The enforcement inconsistencies created a patchwork of highway culture. Drivers learned to slow down in certain states and open up in others. The CB radio chatter became increasingly sophisticated, with truckers developing elaborate codes to communicate not just where cops were, but which jurisdictions actually cared about speed enforcement.

The Technology War

As radar detectors became ubiquitous, police departments escalated with new enforcement technology. Instant-on radar guns that gave drivers less warning time. VASCAR systems that calculated speed without radar at all. Aircraft enforcement became common on major interstates, with planes radioing down to patrol cars.

The arms race pushed both sides toward increasingly sophisticated equipment. High-end radar detectors gained features like laser detection, GPS databases of known speed traps, and even internet connectivity to share real-time enforcement information. What had started as a simple speed limit had evolved into a technological cold war.

The Beginning of the End

By the 1990s, the 55 mph limit had become politically unsustainable. Fuel efficiency had improved dramatically since 1974, making the original energy-saving rationale obsolete. More importantly, public compliance had never recovered from its initial nosedive.

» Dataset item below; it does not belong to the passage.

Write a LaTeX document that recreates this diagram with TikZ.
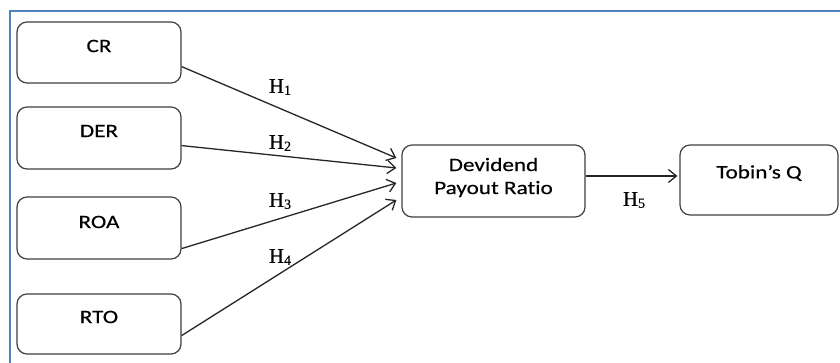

The final blow came from an unexpected source: safety advocates. Studies began showing that the artificially low speed limits were actually causing more accidents by increasing speed differentials between law-abiding and law-ignoring drivers. When safety groups joined the anti-55 coalition, the political dam finally broke.

Legacy of Rebellion

Congress repealed the national speed limit in 1995, but its cultural impact lasted much longer. The CB radio networks evolved into early internet forums and eventually apps like Waze. The radar detector industry matured into sophisticated driver assistance technology. Most importantly, the 55 mph era established a precedent that Americans would collectively ignore laws they considered fundamentally unreasonable.

Today's speed limits are generally set closer to actual traffic flow, partly because transportation engineers learned from the 55 mph debacle. But the deeper lesson remains: in America, even federal law can't override the cultural mythology of the open road. Sometimes the most lasting changes come not from the laws that work, but from the ones that fail so spectacularly they reshape everything around them.